- **YOUR GOAL**:
Set down, exactly as written, the lines from the top of the data to the line that holds "ax.plot(tau, z_m, color='black', lw=1.4)", and omit the pictures.

- **SUPPLIED INFORMATION**:
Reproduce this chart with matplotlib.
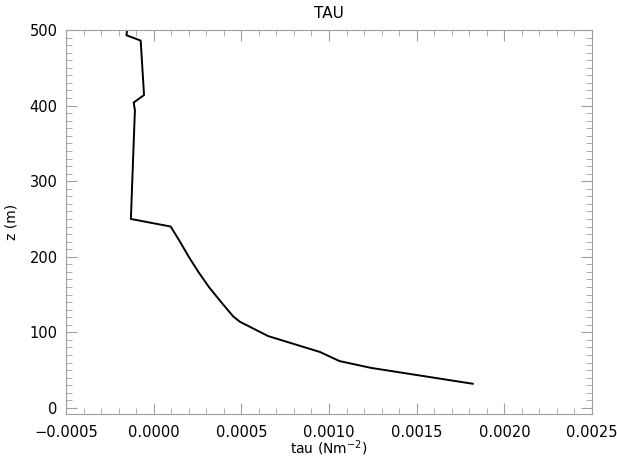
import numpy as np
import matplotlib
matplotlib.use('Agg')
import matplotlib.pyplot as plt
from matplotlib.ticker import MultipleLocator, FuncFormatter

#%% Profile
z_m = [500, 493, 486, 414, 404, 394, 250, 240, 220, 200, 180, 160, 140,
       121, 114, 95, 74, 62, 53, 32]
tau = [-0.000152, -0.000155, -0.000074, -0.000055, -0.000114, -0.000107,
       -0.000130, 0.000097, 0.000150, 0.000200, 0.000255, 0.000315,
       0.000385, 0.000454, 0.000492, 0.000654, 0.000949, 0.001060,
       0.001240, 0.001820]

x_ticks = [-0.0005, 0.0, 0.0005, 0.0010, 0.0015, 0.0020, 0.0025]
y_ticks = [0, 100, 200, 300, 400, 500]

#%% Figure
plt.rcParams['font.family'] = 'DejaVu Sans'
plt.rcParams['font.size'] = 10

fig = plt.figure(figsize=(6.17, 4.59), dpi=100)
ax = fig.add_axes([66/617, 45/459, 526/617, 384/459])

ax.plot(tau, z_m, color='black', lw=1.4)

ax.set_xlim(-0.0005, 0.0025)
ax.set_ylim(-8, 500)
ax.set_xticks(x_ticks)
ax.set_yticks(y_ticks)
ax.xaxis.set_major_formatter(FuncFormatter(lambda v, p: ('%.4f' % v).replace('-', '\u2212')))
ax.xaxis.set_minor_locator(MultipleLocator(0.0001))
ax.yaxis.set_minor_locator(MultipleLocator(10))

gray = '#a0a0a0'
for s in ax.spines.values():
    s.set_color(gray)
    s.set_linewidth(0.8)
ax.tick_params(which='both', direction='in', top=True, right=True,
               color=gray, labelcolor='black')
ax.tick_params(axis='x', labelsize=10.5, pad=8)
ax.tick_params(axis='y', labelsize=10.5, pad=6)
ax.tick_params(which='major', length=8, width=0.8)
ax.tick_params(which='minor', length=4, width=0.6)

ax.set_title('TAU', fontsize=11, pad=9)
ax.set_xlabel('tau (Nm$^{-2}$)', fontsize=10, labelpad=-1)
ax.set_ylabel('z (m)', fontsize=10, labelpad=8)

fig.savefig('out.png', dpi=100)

- **SOLUTION FOR THIS PROBLEM**:
Reproduce this chart with matplotlib.
import numpy as np
import matplotlib
matplotlib.use('Agg')
import matplotlib.pyplot as plt
from matplotlib.ticker import MultipleLocator, FuncFormatter

#%% Profile
z_m = [500, 493, 486, 414, 404, 394, 250, 240, 220, 200, 180, 160, 140,
       121, 114, 95, 74, 62, 53, 32]
tau = [-0.000152, -0.000155, -0.000074, -0.000055, -0.000114, -0.000107,
       -0.000130, 0.000097, 0.000150, 0.000200, 0.000255, 0.000315,
       0.000385, 0.000454, 0.000492, 0.000654, 0.000949, 0.001060,
       0.001240, 0.001820]

x_ticks = [-0.0005, 0.0, 0.0005, 0.0010, 0.0015, 0.0020, 0.0025]
y_ticks = [0, 100, 200, 300, 400, 500]

#%% Figure
plt.rcParams['font.family'] = 'DejaVu Sans'
plt.rcParams['font.size'] = 10

fig = plt.figure(figsize=(6.17, 4.59), dpi=100)
ax = fig.add_axes([66/617, 45/459, 526/617, 384/459])

ax.plot(tau, z_m, color='black', lw=1.4)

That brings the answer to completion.